South Africa’s Afrigen Biologics & Vaccines Ltd. said it has made a Covid-19 vaccine that matches the one by Moderna Inc. after that company rebuffed it in its request for a partnership.
Afrigen, part of the World Health Organization’s mRNA technology transfer hub in Cape Town, obtained the publicly available sequence of the Moderna shot from Stanford University and has now made its own version, Petro Terblanche, the managing director of Afrigen, said.
The WHO set up the mRNA hub in the South African city, its first, in June in a bid to address concerns that poor countries weren’t getting sufficient access to Covid-19 vaccines.
The initial idea was to form a partnership with a major producer of mRNA vaccines, however companies including Pfizer Inc., BioNTech SE and Moderna all declined the WHO’s request to share their technology and expertise.
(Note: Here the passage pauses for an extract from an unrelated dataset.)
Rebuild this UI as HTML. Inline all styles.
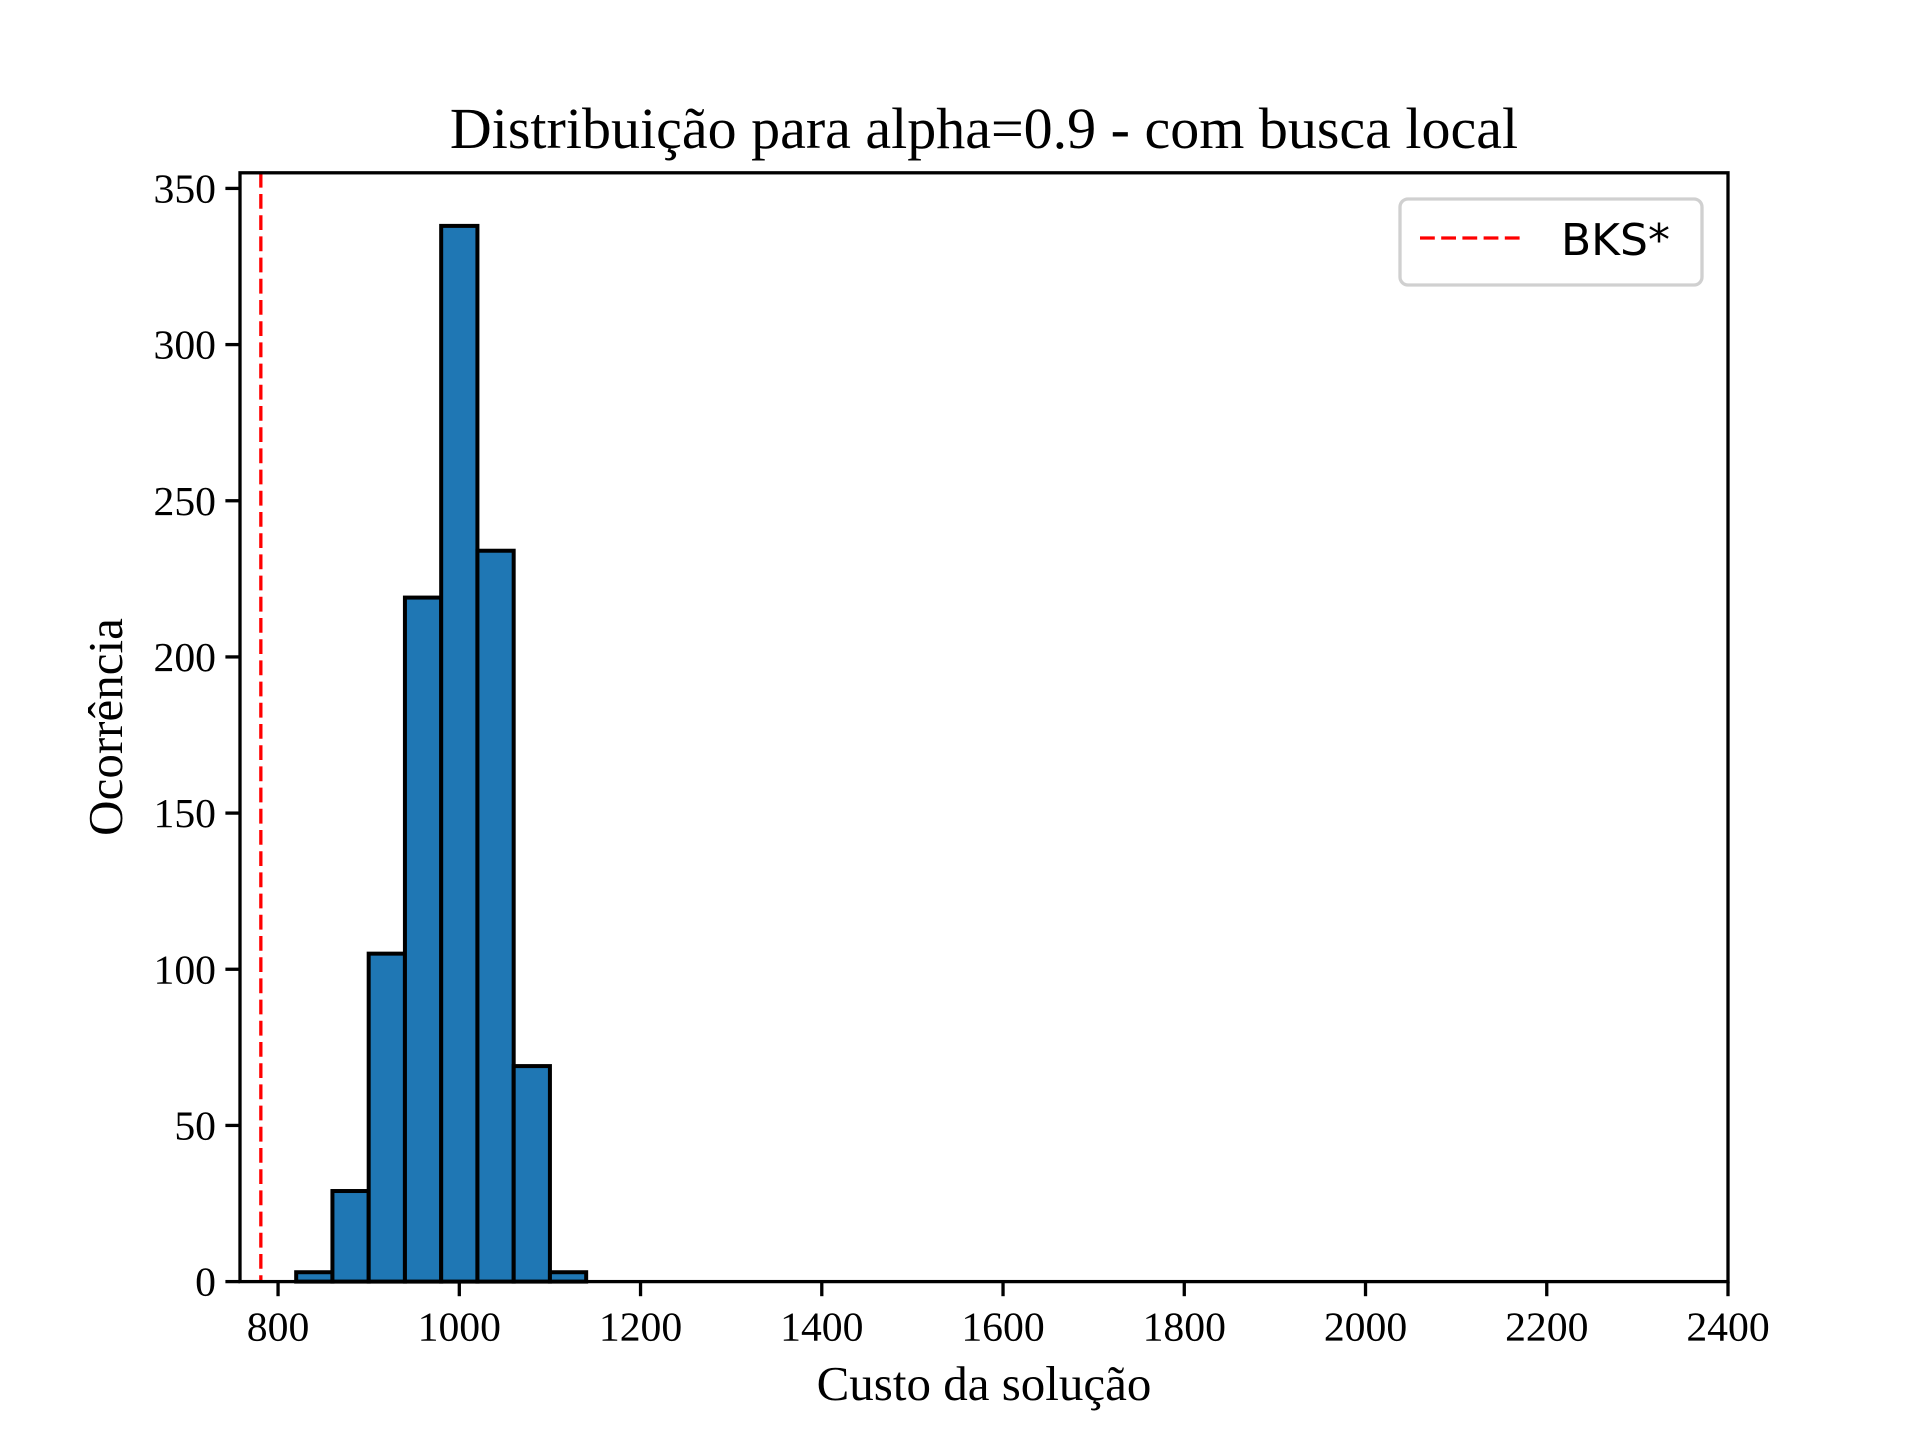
<!DOCTYPE html>
<html><head><meta charset="utf-8"><style>html,body{margin:0;padding:0;background:#fff}svg{display:block}</style></head>
<body>
<svg id="chart" width="1920" height="1440" viewBox="0 0 1920 1440" xmlns="http://www.w3.org/2000/svg" font-family="'Liberation Serif', serif">
<rect width="1920" height="1440" fill="#fff"/>
<text x="984" y="148" font-size="58" text-anchor="middle">Distribuição para alpha=0.9 - com busca local</text>
<text x="984" y="1400" font-size="49" text-anchor="middle">Custo da solução</text>
<text transform="translate(122,727) rotate(-90)" font-size="49" text-anchor="middle">Ocorrência</text>
<g id="bars"></g>
<g id="ticks"></g>
<line id="bks" stroke="#ff0000" stroke-width="3.3" stroke-dasharray="14.8,6.4"/>
<rect x="240" y="172.8" width="1488" height="1108.8" fill="none" stroke="#000" stroke-width="3.3"/>
<g>
<rect x="1400" y="199" width="302" height="86" rx="8" fill="#fff" stroke="#d0d0d0" stroke-width="3.3"/>
<line x1="1420" y1="238" x2="1520" y2="238" stroke="#ff0000" stroke-width="3.3" stroke-dasharray="14.8,6.4"/>
<text x="1561" y="255" font-size="44" font-family="'DejaVu Sans', sans-serif">BKS*</text>
</g>
</svg>
<script>
const binStart = 820;
const binWidth = 40;
const counts = [3, 29, 105, 219, 338, 234, 69, 3, 0,0,0,0,0,0,0,0,0,0,0,0,0,0,0,0,0,0,0,0,0,0,0,0,0,0,0,0,0,0,0];
const xTicks = [800,1000,1200,1400,1600,1800,2000,2200,2400];
const yTicks = [0,50,100,150,200,250,300,350];
const bksValue = 781;
const X0=240,X1=1728,Y0=1281.6,Y1=172.8, xmin=758, xmax=2400, ymin=0, ymax=355;
const sx=v=>X0+(v-xmin)/(xmax-xmin)*(X1-X0);
const sy=v=>Y0-(v-ymin)/(ymax-ymin)*(Y0-Y1);
const NS='http://www.w3.org/2000/svg';
const bars=document.getElementById('bars');
counts.forEach((c,i)=>{
  const r=document.createElementNS(NS,'rect');
  const a=sx(binStart+i*binWidth), b=sx(binStart+(i+1)*binWidth);
  r.setAttribute('x',a); r.setAttribute('width',b-a);
  r.setAttribute('y',sy(c)); r.setAttribute('height',sy(0)-sy(c));
  r.setAttribute('fill','#1f77b4'); r.setAttribute('stroke','#000'); r.setAttribute('stroke-width','4');
  
  
  bars.appendChild(r);
});
const tk=document.getElementById('ticks');
xTicks.forEach(v=>{
  const l=document.createElementNS(NS,'line');
  l.setAttribute('x1',sx(v));l.setAttribute('x2',sx(v));l.setAttribute('y1',Y0);l.setAttribute('y2',Y0+14.6);
  l.setAttribute('stroke','#000');l.setAttribute('stroke-width','3.3');
  
  
  tk.appendChild(l);
  const t=document.createElementNS(NS,'text');
  t.setAttribute('x',sx(v));t.setAttribute('y',Y0+59);t.setAttribute('font-size','41.7');t.setAttribute('text-anchor','middle');
  t.textContent=v;
  
  
  tk.appendChild(t);
});
yTicks.forEach(v=>{
  const l=document.createElementNS(NS,'line');
  l.setAttribute('x1',X0-14.6);l.setAttribute('x2',X0);l.setAttribute('y1',sy(v));l.setAttribute('y2',sy(v));
  l.setAttribute('stroke','#000');l.setAttribute('stroke-width','3.3');
  
  
  tk.appendChild(l);
  const t=document.createElementNS(NS,'text');
  t.setAttribute('x',X0-24);t.setAttribute('y',sy(v)+14);t.setAttribute('font-size','41.7');t.setAttribute('text-anchor','end');
  t.textContent=v;
  
  
  tk.appendChild(t);
});
const bk=document.getElementById('bks');
bk.setAttribute('x1',sx(bksValue));bk.setAttribute('x2',sx(bksValue));bk.setAttribute('y1',Y1);bk.setAttribute('y2',Y0);
</script>
</body></html>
“That didn’t happen,” Terblanche said. “We put a team together and moved on.”
Representatives for Moderna did not immediately comment.
Afrigen, a laboratory that produces materials that can be used in vaccines, is now doing final tests and will then transfer the technology to larger companies that can make the substance on a bigger scale.
The initial transfer will be to the BioVac Institute, which is also in Cape Town, and then there will be transfers to Sinergium Biotech SA in Argentina and Brazil’s Fundacao Oswaldo Cruz Foundation, she said.
The vaccine still needs to go through clinical trials and it could be two years before a license can be sought and the shot rolled out to the general population, she said.
Afrigen is permitted to make the vaccine especially as it is still in an experimental stage, she said.
“The sequence is in the public domain,” she said. “We have freedom to operate.”
South Africa is a good place to hold the trials because of its medical expertise, ethnically diverse population and a high prevalence of co-morbidities, she said.
While the vaccine may not be available for some time it demonstrates the technical capability of Afrigen.
The company is looking at making another Covid-19 vaccine itself that won’t need to be stored at the ultra-low temperatures required by Moderna’s shot and will ultimately look to tackle diseases prevalent in Africa such as HIV, tuberculosis and malaria, she said.
The development was reported earlier by Reuters.